I got into a wonderful conversation that got me thinking about how people talk about their target customers.

When I ask people about who they want to sell to, the most common answers are:

  • “Anybody who wants to give me money”
  • “The people who really need my product or service”

The problem is that even though each of these statements is true, it doesn’t really help your marketing efforts very much.  If the only distinguishing fact about customers is that they need your product, then … all you can do is describe the general benefits of your product.  And if it’s only about people wanting to give you money, then just go start begging.  Don’t worry about a product at all.

It goes nowhere.

Of course, consultants will tell you that you need to target a demographic.  Typically this would mean your customers’ age, gender, physical location, and other general descriptors.  It’s a starting point, but rarely gets you to the point of explaining why a particular person would be motivated to buy what you’re selling.  But demographics are popular because they’re easy to measure and have been used since at least the 19th century.

What you really want to capture, though, is what makes a particular product or service compelling for a particular person.  By compelling, I mean that it causes them to want to make the purchase.

We’re talking about individuals and small groups here, not broad swaths of the population.

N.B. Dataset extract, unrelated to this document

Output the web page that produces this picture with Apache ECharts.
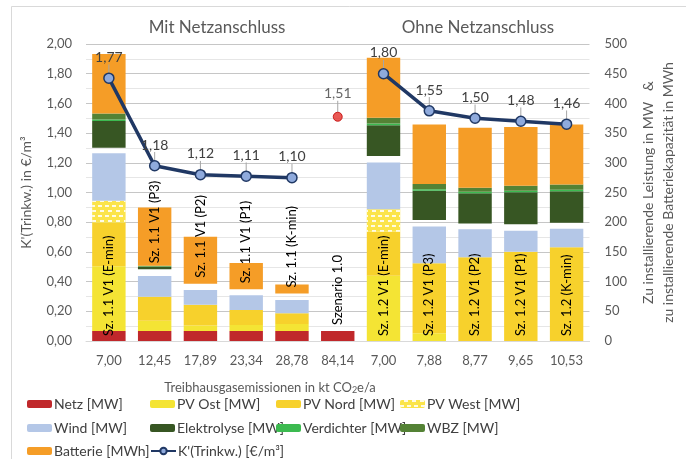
<!DOCTYPE html>
<html><head><meta charset="utf-8">
<script src="https://cdn.jsdelivr.net/npm/echarts@6/dist/echarts.min.js"></script>
<style>html,body{margin:0;padding:0;background:#fff}#c{width:686px;height:459px}</style>
</head><body><div id="c"></div>
<script>
const categories = ['7,00','12,45','17,89','23,34','28,78','84,14','7,00','7,88','8,77','9,65','10,53'];
const barLabels = ['Sz. 1.1 V1 (E-min)','Sz. 1.1 V1 (P3)','Sz. 1.1 V1 (P2)','Sz. 1.1 V1 (P1)','Sz. 1.1 (K-min)','Szenario 1.0','Sz. 1.2 V1 (E-min)','Sz. 1.2 V1 (P3)','Sz. 1.2 V1 (P2)','Sz. 1.2 V1 (P1)','Sz. 1.2 (K-min)'];
const netz        = [17, 17, 17, 17, 17, 17, 0, 0, 0, 0, 0];
const pvOst       = [109, 17, 9, 10, 11.6, 0, 110, 13, 0, 0, 0];
const pvNord      = [73, 40.6, 35, 25, 18, 0, 74, 118, 141, 150.4, 157.7];
const pvWest      = [37, 0, 0, 0, 0, 0, 37.7, 0, 0, 0, 0];
const wind        = [80, 35, 25, 25, 22.4, 0, 79, 61.6, 47, 35.3, 31.3];
const luecke      = [9.5, 11, 10.5, 10, 11, 0, 10.6, 11.3, 10, 10.7, 10];
const elektrolyse = [45, 4, 0, 0, 0, 0, 52, 49, 50.6, 54, 53];
const verdichter  = [2.5, 1, 0, 0, 0, 0, 3, 2.5, 2.5, 2.5, 2.5];
const wbz         = [10, 1, 0, 0, 0, 0, 9.5, 9, 7, 8.5, 8.8];
const batterie    = [100, 98, 79, 44.5, 15, 0, 101, 100, 101, 99, 101];
const kTrinkw     = [1.77, 1.18, 1.12, 1.11, 1.10, null, 1.80, 1.55, 1.50, 1.48, 1.46];
const szenario10  = [null, null, null, null, null, 1.51, null, null, null, null, null];
const leftTicks = {min: 0, max: 2, interval: 0.2};
const rightTicks = {min: 0, max: 500, interval: 50};
const legendRows = [
  ['Netz [MW]', 'PV Ost [MW]', 'PV Nord [MW]', 'PV West [MW]'],
  ['Wind [MW]', 'Elektrolyse [MW]', 'Verdichter [MW]', 'WBZ [MW]'],
  ['Batterie [MWh]', "K'(Trinkw.) [€/m³]"]
];

const FONT = 'Lato';
const GREY = '#595959';
const comma = v => (typeof v === 'number' ? v.toFixed(2).replace('.', ',') : v);

const labelBase = {show: true, rotate: 90, align: 'left', verticalAlign: 'middle', fontSize: 13, fontFamily: FONT, color: '#000'};
const insideMode = categories.map((c, i) => pvOst[i] + pvNord[i] + pvWest[i] > 100);

function bar(name, data, color, extra) {
  return Object.assign({
    name, type: 'bar', stack: 'a', yAxisIndex: 1, barWidth: '73%',
    data: data.slice(), itemStyle: {color}, emphasis: {disabled: true}
  }, extra || {});
}

const netzData = netz.map((v, i) => insideMode[i]
  ? {value: v, label: Object.assign({}, labelBase, {position: 'insideBottom', distance: 5, formatter: barLabels[i]})}
  : v);
const lueckeData = luecke.map((v, i) => !insideMode[i]
  ? {value: v, label: Object.assign({}, labelBase, {position: 'top', distance: 6, formatter: barLabels[i]})}
  : v);

const series = [
  bar('Netz [MW]', netz, '#c0282b', {data: netzData}),
  bar('PV Ost [MW]', pvOst, '#f4e434'),
  bar('PV Nord [MW]', pvNord, '#f7d12c'),
  bar('PV West [MW]', pvWest, '#fbe44a', {itemStyle: {color: '#fbe44a', decal: {symbol: 'rect', symbolSize: 1, color: 'rgba(255,255,255,0.85)', dashArrayX: [[4, 3], [0, 3.5, 4, 0]], dashArrayY: [1.5, 3], rotation: 0}}}),
  bar('Wind [MW]', wind, '#b4c7e7'),
  bar('gap', luecke, 'rgba(0,0,0,0)', {data: lueckeData}),
  bar('Elektrolyse [MW]', elektrolyse, '#375623'),
  bar('Verdichter [MW]', verdichter, '#3cba50'),
  bar('WBZ [MW]', wbz, '#548235'),
  bar('Batterie [MWh]', batterie, '#f59d27'),
  {
    name: "K'(Trinkw.) [€/m³]", type: 'line', yAxisIndex: 0, data: kTrinkw, z: 10,
    connectNulls: false, symbol: 'circle', symbolSize: 10,
    lineStyle: {color: '#203864', width: 3.5},
    itemStyle: {color: '#8faadc', borderColor: '#203864', borderWidth: 1.5},
    label: {show: true, position: 'top', distance: 2, fontSize: 14, fontFamily: FONT, color: '#404040', formatter: p => comma(p.value)},
    labelLayout: {dy: -6},
    labelLine: {show: true, lineStyle: {color: '#a6a6a6', width: 1}},
    emphasis: {disabled: true}
  },
  {
    name: 'Szenario 1.0', type: 'scatter', yAxisIndex: 0, data: szenario10, z: 11,
    symbolSize: 9, itemStyle: {color: '#e3302a', borderColor: '#c00000', borderWidth: 1},
    label: {show: true, position: 'top', distance: 2, fontSize: 14, fontFamily: FONT, color: '#404040', formatter: p => comma(p.value)},
    labelLayout: {dy: -9},
    labelLine: {show: true, lineStyle: {color: '#a6a6a6', width: 1}},
    emphasis: {disabled: true}
  }
];

const legendTops = [397, 421, 444];
const legendLefts = [27, 150, 276, 400];
const legends = [];
legendRows.forEach((row, r) => row.forEach((name, c) => legends.push({
  orient: 'horizontal', left: legendLefts[c], top: legendTops[r], padding: 0,
  itemWidth: 25, itemHeight: 8, itemGap: 0,
  selectedMode: false, data: [name],
  textStyle: {fontSize: 14, fontFamily: FONT, color: '#404040', padding: [0, 0, 0, -3]}
})));

const option = {
  animation: false,
  backgroundColor: '#fff',
  textStyle: {fontFamily: FONT},
  title: [
    {text: 'Mit Netzanschluss', left: 212, top: 14, textAlign: 'center', textStyle: {fontSize: 17, fontWeight: 'normal', color: GREY, fontFamily: FONT}},
    {text: 'Ohne Netzanschluss', left: 473, top: 14, textAlign: 'center', textStyle: {fontSize: 17, fontWeight: 'normal', color: GREY, fontFamily: FONT}},
    {text: 'Treibhausgasemissionen in kt CO{s|2}e/a', left: 265, top: 375, textAlign: 'center',
     textStyle: {fontSize: 13, fontWeight: 'normal', color: GREY, fontFamily: FONT, rich: {s: {fontSize: 9, verticalAlign: 'bottom', padding: [6, 0, 0, 0], color: GREY, fontFamily: FONT}}}}
  ],
  legend: legends,
  grid: {left: 86, right: 88, top: 44, bottom: 118, containLabel: false},
  xAxis: {
    type: 'category', data: categories,
    axisTick: {show: false},
    axisLine: {lineStyle: {color: '#d9d9d9', width: 1}},
    axisLabel: {fontSize: 13, fontFamily: FONT, color: GREY, margin: 13, interval: 0}
  },
  yAxis: [
    {
      type: 'value', min: leftTicks.min, max: leftTicks.max, interval: leftTicks.interval,
      name: "K'(Trinkw.) in €/m³", nameLocation: 'middle', nameGap: 53, nameRotate: 90,
      nameTextStyle: {fontSize: 14, fontFamily: FONT, color: GREY},
      axisLabel: {fontSize: 13, fontFamily: FONT, color: GREY, margin: 14, formatter: v => v.toFixed(2).replace('.', ',')},
      axisLine: {show: false}, axisTick: {show: false},
      splitLine: {lineStyle: {color: '#c6c6c6', width: 1}},
      minorTick: {show: false, splitNumber: 2},
      minorSplitLine: {show: true, lineStyle: {color: '#e6e6e6', width: 1}}
    },
    {
      type: 'value', min: rightTicks.min, max: rightTicks.max, interval: rightTicks.interval,
      position: 'right',
      name: 'Zu installierende Leistung in MW   &\nzu installierende Batteriekapazität in MWh',
      nameLocation: 'middle', nameGap: 47, nameRotate: 90,
      nameTextStyle: {fontSize: 14, fontFamily: FONT, color: GREY, lineHeight: 20},
      axisLabel: {fontSize: 13, fontFamily: FONT, color: GREY, margin: 15},
      axisLine: {show: false}, axisTick: {show: false},
      splitLine: {show: false}
    }
  ],
  graphic: [
    {type: 'rect', shape: {x: 11.5, y: 6.5, width: 700, height: 470}, style: {fill: 'none', stroke: '#d9d9d9', lineWidth: 1}, silent: true, z: -10}
  ],
  series
};

const chart = echarts.init(document.getElementById('c'), null, {renderer: 'canvas'});
chart.setOption(option);
</script>
</body></html>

But you want to sell to thousands or millions of people, right?  How does this help?  Well, it causes you to communicate a very powerful and compelling message for that small group, which then influences larger groups of people.  You’re describing your ideal customer, both in characteristics, and in what motivates them to buy.

There will typically be a much broader range of similar target customers, who hear your message as well.  They won’t exactly be awestruck, perhaps, but they’ll be impressed with the power of your message.  Some of them will become customers, and like what you sell them.

Don’t be afraid to get specific.  It’s not about “throwing away” the other 98% of the population, it’s about creating a powerful message which really makes a difference.